The Mets would not be off base for questioning some of the stories the Times has run on the differences between Wilpon and Picard.
The Daily News, on the other hand, has aligned itself with the Mets to a great extent, people in the news media business have suggested, because of the supposedly close relationship between Jeff Wilpon, Fred’s son and the Mets’ chief operating officer, and the Daily News’ sports columnist, Mike Lupica, who is influential in the paper’s coverage.
But when Fred Wilpon and his advisors embarked on their public relations campaign, their targets were not the New York newspapers. They were too local. If Wilpon was to resuscitate and save his reputation, something bigger, more influential and national was needed. That’s how Wilpon came to do interviews with The New Yorker and Sports Illustrated.
The resulting articles contained details about Wilpon’s disputed investments with Madoff, but they went beyond Madoff and Picard and tried to portray Wilpon’s human side.
The New Yorker article quotes Wilpon as speaking critically of three of his players, Jose Reyes, David Wright and Carlos Beltran. It was most uncharacteristic of Wilpon, who never cared for the way George Steinbrenner used to criticize his players publicly. But Wilpon included himself, too.
Speaking of the Mets’ decision to sign Beltran to a seven-year, $119 million contract following his superb performance in the 2004 post-season, Wilpon, referring to himself, said, “We had some schmuck in New York who paid him based on that one series. He’s 65 to 70% of what he was.”

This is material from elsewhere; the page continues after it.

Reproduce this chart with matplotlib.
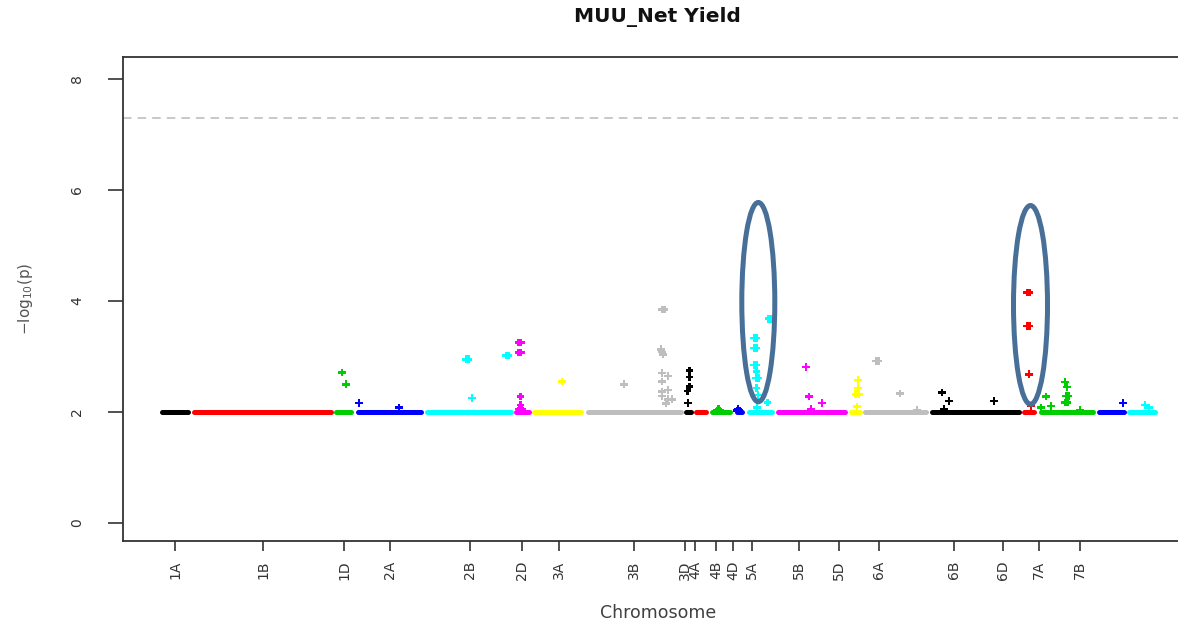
import matplotlib
matplotlib.use("Agg")
import matplotlib.pyplot as plt
from matplotlib.patches import Ellipse

# Chromosomes in plotting order and their spans on the cumulative position axis
chromosomes = ["1A", "1B", "1D", "2A", "2B", "2D", "3A", "3B", "3D", "4A", "4B",
               "4D", "5A", "5B", "5D", "6A", "6B", "6D", "7A", "7B", "7D"]
chrom_start = [2, 34, 176, 198, 267, 356, 374, 428, 526, 536, 552,
               577, 589, 618, 691, 705, 772, 864, 881, 939, 969]
chrom_end = [28, 171, 191, 261, 351, 369, 421, 521, 531, 546, 570,
             582, 612, 685, 700, 766, 859, 874, 933, 964, 995]

# Axis tick positions and labels
tick_pos = [15, 103, 184, 230, 310, 362, 399, 474, 525, 535, 556,
            573, 592, 639, 679, 719, 794, 843, 879, 920]
tick_labels = ["1A", "1B", "1D", "2A", "2B", "2D", "3A", "3B", "3D", "4A", "4B",
               "4D", "5A", "5B", "5D", "6A", "6B", "6D", "7A", "7B"]

# Markers with p <= 0.01 form a dense band at -log10(p) = 2
baseline_logp = 2.0
genome_wide_line = 7.3

# Markers rising above the band
hit_chrom = (["1D"] * 2 + ["2A"] * 2 + ["2B"] * 5 + ["2D"] * 9 + ["3A"] * 1 +
             ["3B"] * 15 + ["3D"] * 5 + ["4B"] * 3 + ["4D"] * 3 + ["5A"] * 15 +
             ["5B"] * 4 + ["5D"] * 5 + ["6A"] * 4 + ["6B"] * 4 + ["6D"] * 6 +
             ["7A"] * 10 + ["7B"] * 1 + ["7D"] * 2)
hit_pos = [182, 186,
           199, 239,
           306, 308.5, 312, 346, 348.5,
           358.5, 361, 358.5, 361, 360.5, 360.5, 359, 362, 360.5,
           402,
           464, 502, 504.5, 501, 502, 503, 502, 508, 502, 508, 502, 502, 508, 512, 506,
           529.5, 529.5, 529.5, 527.5, 528,
           558.5, 557, 560,
           578, 577, 579.5,
           608.5, 611, 594, 596.5, 594, 596.5, 594, 596.5, 596.5, 596, 598.5, 596.5, 598, 607.5, 597,
           646, 649, 662, 651,
           698, 698, 695.5, 699, 697,
           716, 718.5, 740, 757,
           782, 789, 784, 834,
           867, 869.5, 867, 869.5, 869, 871,
           881, 886, 891, 905, 907, 906, 908.5, 905, 907.5, 920,
           963,
           985, 989]
hit_logp = [2.71, 2.50,
            2.16, 2.08,
            2.95, 2.95, 2.25, 3.02, 3.02,
            3.25, 3.25, 3.07, 3.07, 2.28, 2.13, 2.05, 2.05, 2.07,
            2.55,
            2.50, 3.85, 3.85, 3.13, 3.08, 3.04, 2.70, 2.65, 2.55, 2.40, 2.37, 2.29, 2.23, 2.23, 2.15,
            2.75, 2.63, 2.46, 2.38, 2.16,
            2.05, 2.03, 2.03,
            2.05, 2.03, 2.03,
            3.68, 3.68, 3.33, 3.33, 3.15, 3.15, 2.85, 2.85, 2.73, 2.61, 2.61, 2.43, 2.31, 2.17, 2.08,
            2.81, 2.28, 2.16, 2.05,
            2.58, 2.43, 2.32, 2.32, 2.10,
            2.92, 2.92, 2.33, 2.04,
            2.35, 2.20, 2.05, 2.20,
            4.15, 4.15, 3.55, 3.55, 2.68, 2.11,
            2.08, 2.28, 2.11, 2.54, 2.45, 2.29, 2.29, 2.17, 2.17, 2.04,
            2.16,
            2.13, 2.08]

# Highlighted QTL regions (5A and 6D)
highlight_pos = [598.3, 870.5]
highlight_logp = [3.98, 3.93]
highlight_width = [33, 34]
highlight_height = [3.59, 3.58]

palette = ["#000000", "#FF0000", "#00CD00", "#0000FF",
           "#00FFFF", "#FF00FF", "#FFFF00", "#BEBEBE"]
chrom_color = {c: palette[i % len(palette)] for i, c in enumerate(chromosomes)}

fig = plt.figure(figsize=(11.78, 6.26), dpi=100)
ax = fig.add_axes([123 / 1178, 85 / 626, 1074 / 1178, 484 / 626])

# Dense band of markers per chromosome
ax.hlines([baseline_logp] * len(chromosomes), chrom_start, chrom_end,
          colors=[chrom_color[c] for c in chromosomes], linewidth=3.6,
          capstyle="round", zorder=2)

# Individual markers
ax.scatter(hit_pos, hit_logp, c=[chrom_color[c] for c in hit_chrom],
           marker="P", s=30, linewidths=0, zorder=3)

# Genome-wide significance threshold
ax.axhline(genome_wide_line, color="#c8c8c8", linewidth=1.4,
           dashes=(4.4, 3.1), zorder=1)

for x, y, w, h in zip(highlight_pos, highlight_logp, highlight_width, highlight_height):
    ax.add_patch(Ellipse((x, y), w, h, fill=False, edgecolor="#476f98",
                         linewidth=3.6, zorder=4))

ax.set_xlim(-37, 1037)
ax.set_ylim(-0.324, 8.396)

ax.set_xticks(tick_pos)
ax.set_xticklabels(tick_labels, rotation=90, fontsize=10, color="#333333")
ax.set_yticks([0, 2, 4, 6, 8])
ax.set_yticklabels(["0", "2", "4", "6", "8"], rotation=90, fontsize=10,
                   color="#333333", va="center")
ax.tick_params(axis="x", length=7, width=1.2, color="#333333", pad=7)
ax.tick_params(axis="y", length=11, width=1.2, color="#333333", pad=17)

for side in ["left", "bottom", "top"]:
    ax.spines[side].set_color("#333333")
    ax.spines[side].set_linewidth(1.3)
ax.spines["right"].set_visible(False)

ax.set_xlabel("Chromosome", fontsize=12.5, color="#404040")
ax.xaxis.set_label_coords(0.498, -0.149)
ax.xaxis.label.set_va("center")
ax.set_ylabel(r"$-\mathrm{log}_{10}\mathrm{(p)}$", fontsize=11, color="#555555")
ax.yaxis.set_label_coords(-0.0912, 0.5)
ax.yaxis.label.set_va("center")

fig.text(657 / 1178, 1 - 17 / 626, "MUU_Net Yield", ha="center", va="center",
         fontsize=14.5, fontweight="bold", color="#111111")

fig.savefig("out.png", dpi=100)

Wilpon went further to show his human side, if you consider using locker room language human.
Jeffrey Toobin, the New Yorker reporter, wrote of being in the Mets clubhouse with Wilpon before a game at Citi Field. Speaking to pitching coach Dan Warthen about a pitcher who took forever to pitch, Wilpon said, “Tell him to throw” the blanking ball.
Wilpon would never say such a thing in public but presumably figured it would sound good to the reporter, who would certainly use it in his article.
I have a better story to attest to Wilpon’s humaneness, one that speaks better of Wilpon than a profane comment to a coach.
A few years ago I became aware of an infant who had cancer. She was the daughter of a former co-worker of one of my children. The parents desperately wanted her to be seen at Memorial Sloan-Kettering, a New York hospital noted for its cancer treatment, but had been unsuccessful in getting an appointment.
I knew that Wilpon was connected to the hospital, and I called him. The child was seen the next day. Sadly she died some months or a year later, but Wilpon had given her a chance.
After I read the two magazine profiles of Wilpon and thought maybe he had emerged from his cocoon of muteness, I called Jay Horwitz, the Mets’ spokesman.
“He’s not going to talk,” Horwitz said. “He hasn’t made himself available for comments.”